PROBLEM:
Quote every line from the top of the listing down to and including the line that contains "W, H = 1024, 768".

━━━ MATERIAL PROVIDED

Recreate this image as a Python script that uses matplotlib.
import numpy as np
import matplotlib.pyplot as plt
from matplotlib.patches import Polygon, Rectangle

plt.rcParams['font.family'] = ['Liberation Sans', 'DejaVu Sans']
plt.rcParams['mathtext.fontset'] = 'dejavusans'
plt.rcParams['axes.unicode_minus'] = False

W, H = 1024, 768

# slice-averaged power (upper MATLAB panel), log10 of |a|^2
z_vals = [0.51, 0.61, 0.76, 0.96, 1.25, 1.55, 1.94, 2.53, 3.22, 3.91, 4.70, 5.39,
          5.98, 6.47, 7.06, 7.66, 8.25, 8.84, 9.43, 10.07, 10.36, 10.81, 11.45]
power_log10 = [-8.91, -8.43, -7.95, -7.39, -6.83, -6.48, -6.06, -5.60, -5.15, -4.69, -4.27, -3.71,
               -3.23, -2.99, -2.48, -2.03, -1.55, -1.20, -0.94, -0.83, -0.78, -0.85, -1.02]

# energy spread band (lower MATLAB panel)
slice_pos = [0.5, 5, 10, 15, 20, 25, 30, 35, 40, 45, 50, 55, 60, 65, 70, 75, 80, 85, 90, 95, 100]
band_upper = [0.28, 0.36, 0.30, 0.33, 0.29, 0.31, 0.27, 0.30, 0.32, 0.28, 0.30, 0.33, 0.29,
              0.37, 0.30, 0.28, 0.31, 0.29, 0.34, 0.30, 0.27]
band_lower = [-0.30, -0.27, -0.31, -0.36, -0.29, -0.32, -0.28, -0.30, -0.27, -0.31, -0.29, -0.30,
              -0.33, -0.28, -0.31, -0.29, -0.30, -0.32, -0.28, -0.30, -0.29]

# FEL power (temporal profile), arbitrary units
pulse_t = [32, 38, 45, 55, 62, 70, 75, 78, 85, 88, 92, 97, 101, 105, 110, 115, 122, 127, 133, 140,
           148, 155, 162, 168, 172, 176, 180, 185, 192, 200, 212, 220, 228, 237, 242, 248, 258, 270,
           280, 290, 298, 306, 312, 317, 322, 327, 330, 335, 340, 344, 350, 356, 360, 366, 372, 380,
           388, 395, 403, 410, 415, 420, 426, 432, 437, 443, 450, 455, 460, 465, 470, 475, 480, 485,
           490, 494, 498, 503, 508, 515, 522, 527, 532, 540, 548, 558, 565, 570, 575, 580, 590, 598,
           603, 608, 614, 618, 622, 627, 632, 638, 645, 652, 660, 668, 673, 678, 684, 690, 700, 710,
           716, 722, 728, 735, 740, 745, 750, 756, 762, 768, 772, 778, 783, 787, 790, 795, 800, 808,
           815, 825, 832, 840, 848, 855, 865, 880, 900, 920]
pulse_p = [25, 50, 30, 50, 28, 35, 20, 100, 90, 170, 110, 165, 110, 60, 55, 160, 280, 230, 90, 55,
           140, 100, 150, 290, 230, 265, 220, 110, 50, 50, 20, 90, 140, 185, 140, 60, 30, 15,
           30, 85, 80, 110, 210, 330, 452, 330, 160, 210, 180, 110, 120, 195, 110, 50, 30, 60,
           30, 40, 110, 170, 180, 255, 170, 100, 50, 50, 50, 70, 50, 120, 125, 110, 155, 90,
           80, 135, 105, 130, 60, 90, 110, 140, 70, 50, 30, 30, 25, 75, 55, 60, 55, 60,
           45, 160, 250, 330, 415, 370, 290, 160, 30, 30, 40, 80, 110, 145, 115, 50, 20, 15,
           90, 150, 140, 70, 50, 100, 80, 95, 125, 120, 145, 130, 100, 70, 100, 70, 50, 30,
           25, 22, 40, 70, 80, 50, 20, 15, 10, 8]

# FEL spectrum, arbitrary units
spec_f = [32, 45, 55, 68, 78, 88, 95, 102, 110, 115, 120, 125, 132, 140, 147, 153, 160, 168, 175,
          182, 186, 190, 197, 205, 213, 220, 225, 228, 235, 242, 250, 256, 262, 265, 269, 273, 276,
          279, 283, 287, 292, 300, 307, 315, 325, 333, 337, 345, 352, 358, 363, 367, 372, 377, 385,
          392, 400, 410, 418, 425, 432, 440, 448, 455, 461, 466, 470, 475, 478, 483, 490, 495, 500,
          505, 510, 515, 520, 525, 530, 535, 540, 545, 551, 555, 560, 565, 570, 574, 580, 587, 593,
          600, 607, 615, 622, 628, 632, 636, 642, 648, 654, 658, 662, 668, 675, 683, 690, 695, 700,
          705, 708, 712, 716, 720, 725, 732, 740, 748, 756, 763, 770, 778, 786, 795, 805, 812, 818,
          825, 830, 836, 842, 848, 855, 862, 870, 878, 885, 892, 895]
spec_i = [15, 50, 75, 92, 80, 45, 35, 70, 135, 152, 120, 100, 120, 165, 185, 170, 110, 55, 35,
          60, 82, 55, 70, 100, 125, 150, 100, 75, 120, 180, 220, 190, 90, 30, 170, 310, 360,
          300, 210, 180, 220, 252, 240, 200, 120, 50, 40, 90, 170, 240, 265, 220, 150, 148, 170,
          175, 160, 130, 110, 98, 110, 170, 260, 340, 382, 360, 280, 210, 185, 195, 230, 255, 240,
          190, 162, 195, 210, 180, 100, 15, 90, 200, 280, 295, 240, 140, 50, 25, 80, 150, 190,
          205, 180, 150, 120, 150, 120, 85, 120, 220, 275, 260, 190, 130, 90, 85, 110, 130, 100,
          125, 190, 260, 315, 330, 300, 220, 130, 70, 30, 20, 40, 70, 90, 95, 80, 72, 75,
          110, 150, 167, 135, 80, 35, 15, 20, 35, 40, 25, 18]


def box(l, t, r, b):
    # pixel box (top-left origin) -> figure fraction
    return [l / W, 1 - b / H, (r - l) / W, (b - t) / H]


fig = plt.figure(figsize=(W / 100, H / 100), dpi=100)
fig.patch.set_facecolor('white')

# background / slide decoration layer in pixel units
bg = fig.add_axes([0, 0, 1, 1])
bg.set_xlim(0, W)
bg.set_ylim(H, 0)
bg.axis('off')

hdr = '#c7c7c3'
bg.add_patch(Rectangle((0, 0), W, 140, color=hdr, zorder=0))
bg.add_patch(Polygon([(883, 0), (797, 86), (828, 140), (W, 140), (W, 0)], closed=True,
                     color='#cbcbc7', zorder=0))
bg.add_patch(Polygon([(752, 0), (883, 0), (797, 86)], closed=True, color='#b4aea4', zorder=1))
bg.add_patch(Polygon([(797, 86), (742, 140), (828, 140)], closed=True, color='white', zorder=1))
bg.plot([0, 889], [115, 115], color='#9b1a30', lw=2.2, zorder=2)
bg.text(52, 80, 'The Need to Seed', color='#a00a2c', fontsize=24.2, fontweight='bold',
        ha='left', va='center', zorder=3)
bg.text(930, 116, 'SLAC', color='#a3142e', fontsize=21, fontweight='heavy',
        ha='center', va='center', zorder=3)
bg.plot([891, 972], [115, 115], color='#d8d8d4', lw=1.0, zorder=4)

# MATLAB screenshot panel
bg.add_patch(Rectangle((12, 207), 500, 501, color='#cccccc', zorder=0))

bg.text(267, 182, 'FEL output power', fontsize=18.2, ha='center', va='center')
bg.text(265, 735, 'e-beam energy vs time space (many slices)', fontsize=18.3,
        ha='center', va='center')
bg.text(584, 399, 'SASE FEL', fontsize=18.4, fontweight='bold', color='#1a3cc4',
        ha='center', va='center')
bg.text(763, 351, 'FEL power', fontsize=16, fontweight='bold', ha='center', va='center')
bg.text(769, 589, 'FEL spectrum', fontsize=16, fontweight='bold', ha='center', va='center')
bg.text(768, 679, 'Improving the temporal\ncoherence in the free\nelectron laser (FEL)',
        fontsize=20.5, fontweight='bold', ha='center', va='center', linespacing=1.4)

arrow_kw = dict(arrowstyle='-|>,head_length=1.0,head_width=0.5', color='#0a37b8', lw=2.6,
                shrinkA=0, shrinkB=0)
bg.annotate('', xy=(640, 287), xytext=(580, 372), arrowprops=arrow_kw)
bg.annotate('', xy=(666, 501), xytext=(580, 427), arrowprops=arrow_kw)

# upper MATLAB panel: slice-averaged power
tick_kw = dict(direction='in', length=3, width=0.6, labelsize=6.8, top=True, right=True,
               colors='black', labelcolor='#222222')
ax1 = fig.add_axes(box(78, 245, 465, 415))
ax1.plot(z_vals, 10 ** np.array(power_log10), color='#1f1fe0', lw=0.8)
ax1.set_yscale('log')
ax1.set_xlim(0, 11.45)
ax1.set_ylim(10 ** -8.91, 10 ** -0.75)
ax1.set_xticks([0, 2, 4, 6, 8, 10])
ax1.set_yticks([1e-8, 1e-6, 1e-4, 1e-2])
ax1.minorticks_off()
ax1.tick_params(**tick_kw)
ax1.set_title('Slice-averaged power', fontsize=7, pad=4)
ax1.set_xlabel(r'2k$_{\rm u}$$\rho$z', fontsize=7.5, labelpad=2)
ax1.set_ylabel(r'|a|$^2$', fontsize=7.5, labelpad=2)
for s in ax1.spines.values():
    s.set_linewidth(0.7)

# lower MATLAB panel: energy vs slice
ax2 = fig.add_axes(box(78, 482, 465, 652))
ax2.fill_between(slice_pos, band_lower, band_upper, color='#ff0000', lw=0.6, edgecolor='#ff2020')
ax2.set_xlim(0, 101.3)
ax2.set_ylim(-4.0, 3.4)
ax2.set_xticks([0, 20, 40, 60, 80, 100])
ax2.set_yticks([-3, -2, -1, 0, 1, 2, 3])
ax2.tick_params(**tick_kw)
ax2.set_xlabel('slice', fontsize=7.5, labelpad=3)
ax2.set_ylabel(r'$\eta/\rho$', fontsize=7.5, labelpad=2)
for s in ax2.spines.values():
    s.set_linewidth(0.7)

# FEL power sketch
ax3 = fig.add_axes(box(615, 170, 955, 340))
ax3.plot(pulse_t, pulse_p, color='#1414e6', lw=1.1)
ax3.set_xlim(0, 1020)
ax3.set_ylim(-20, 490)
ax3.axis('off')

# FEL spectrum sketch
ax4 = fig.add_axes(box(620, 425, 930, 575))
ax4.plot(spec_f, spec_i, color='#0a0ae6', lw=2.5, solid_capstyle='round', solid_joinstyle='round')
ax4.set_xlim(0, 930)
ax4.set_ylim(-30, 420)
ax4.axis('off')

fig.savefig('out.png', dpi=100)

━━━━━━

WRITTEN REPLY:
Recreate this image as a Python script that uses matplotlib.
import numpy as np
import matplotlib.pyplot as plt
from matplotlib.patches import Polygon, Rectangle

plt.rcParams['font.family'] = ['Liberation Sans', 'DejaVu Sans']
plt.rcParams['mathtext.fontset'] = 'dejavusans'
plt.rcParams['axes.unicode_minus'] = False

W, H = 1024, 768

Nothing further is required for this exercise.